Questions regarding Sophie
Rousseau’s inclusion of Sophie gives us a better idea of what Rousseau is trying to do with his educational philosophy. It reveals him as far less utopian than he might initially seem. (Particularly in appearances utilized in the society depicts and embodies in women’s relations). Rousseau suggests Sophie’s education as being there to make men feel whole.
How do you feel about this?
Do you think men and women are essentially, naturally, different?
Do you think they should be educated differently?
Taking into account the recent, and longstanding, reports about inequality for boys at school, could we perhaps suggest that they are different?
Could this difference be society’s corruption of the Emile’s, the boys, of the world? To do away with corrupt systems of relation for boys and more generative ones for girls? Or is it a natural, internal difference?
Is it perhaps HARDER to educate boys - and this is what Rousseau is dealing with?
What about ‘amour propre’? The unhealthy dependency on others opinions?

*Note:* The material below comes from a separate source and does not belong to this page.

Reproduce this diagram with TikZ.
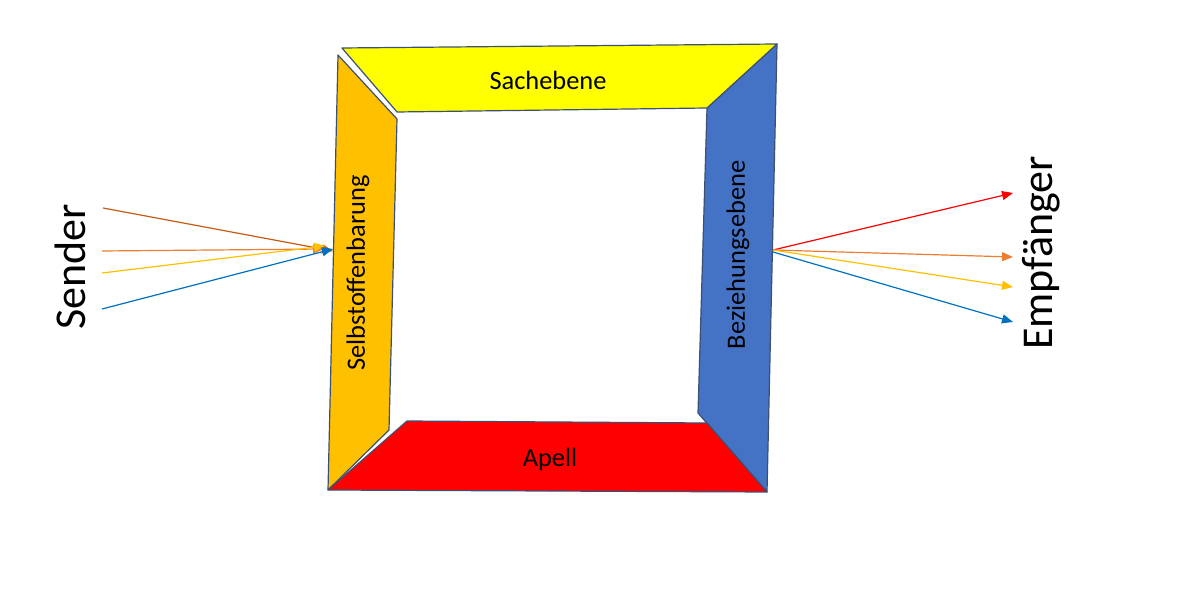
\documentclass[tikz,border=0pt]{standalone}
\usepackage{fontspec}
\setmainfont{Carlito}
\usetikzlibrary{positioning, arrows.meta}
\definecolor{sachyellow}{HTML}{FFFF00}
\definecolor{selborange}{HTML}{FFC000}
\definecolor{bezblue}{HTML}{4472C4}
\definecolor{apellred}{HTML}{FF0000}
\definecolor{edgegray}{HTML}{3C5074}
\definecolor{arrbrown}{HTML}{C55A11}
\definecolor{arrorange}{HTML}{ED7D31}
\definecolor{arrblue}{HTML}{0070C0}

\begin{document}
\begin{tikzpicture}[
      x=0.5pt, y=-0.5pt,
      panel/.style={draw=edgegray, line width=0.6pt, line join=round},
      label/.style={font=\fontsize{13.2}{15}\selectfont},
      side/.style={font=\fontsize{22}{26}\selectfont, rotate=90},
      msg/.style={line width=0.6pt, -{Triangle[length=5.5pt, width=4.5pt]}},
    ]
    \useasboundingbox (0,0) rectangle (1177,592);

    % the four sides of the message
    \draw[panel, fill=bezblue] (777,44) -- (767,492) -- (698,413) -- (707,108) -- cycle;
    \draw[panel, fill=selborange] (338,55) -- (397,119) -- (389,430) -- (328,490) -- cycle;
    \draw[panel, fill=sachyellow] (342,48) -- (777,44) -- (707,108) -- (397,112) -- cycle;
    \draw[panel, fill=apellred] (328,490) -- (407,421) -- (707,423) -- (767,492) -- cycle;

    \node[label] (sach) at (548,80) {Sachebene};
    \node[label] (apell) at (550,459) {Apell};
    \node[label, rotate=90] (selbst) at (358,273) {Selbstoffenbarung};
    \node[label, rotate=90] (bez) at (738,255) {Beziehungsebene};

    \node[side] (sender) at (70,267) {Sender};
    \node[side] (empf) at (1041,253) {Empfänger};

    % incoming arrows
    \coordinate (in1) at (103,208);
    \coordinate (in2) at (102,251);
    \coordinate (in3) at (102,273);
    \coordinate (in4) at (102,309);
    \coordinate (hit) at (333,251);
    \draw[msg, arrbrown] (in1) -- (hit);
    \draw[msg, arrorange] (in2) -- ([xshift=-4.5pt, yshift=1pt]hit);
    \draw[msg, selborange] (in3) -- ([xshift=-4pt, yshift=2.5pt]hit);
    \draw[msg, arrblue] (in4) -- ([yshift=1pt]hit);

    % outgoing arrows
    \coordinate (src) at (773,250);
    \coordinate (out1) at (1013,193);
    \coordinate (out2) at (1013,257);
    \coordinate (out3) at (1013,287);
    \coordinate (out4) at (1013,322);
    \draw[msg, apellred] (src) -- (out1);
    \draw[msg, arrorange] (src) -- (out2);
    \draw[msg, selborange] (src) -- (out3);
    \draw[msg, arrblue] ([yshift=-1pt]src) -- (out4);
  \end{tikzpicture}
\end{document}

Rousseau states that men are born twice: once to exist and once to live. What if we view the second as ‘amour propre’?
It could then be argued that Rousseau actually, therefore, shows brilliant insight into the balance between the individual and society; particularly the constructs of society (which must be engaged with but) which are not easily changed.
Even today men and women behave and are treated very differently by society.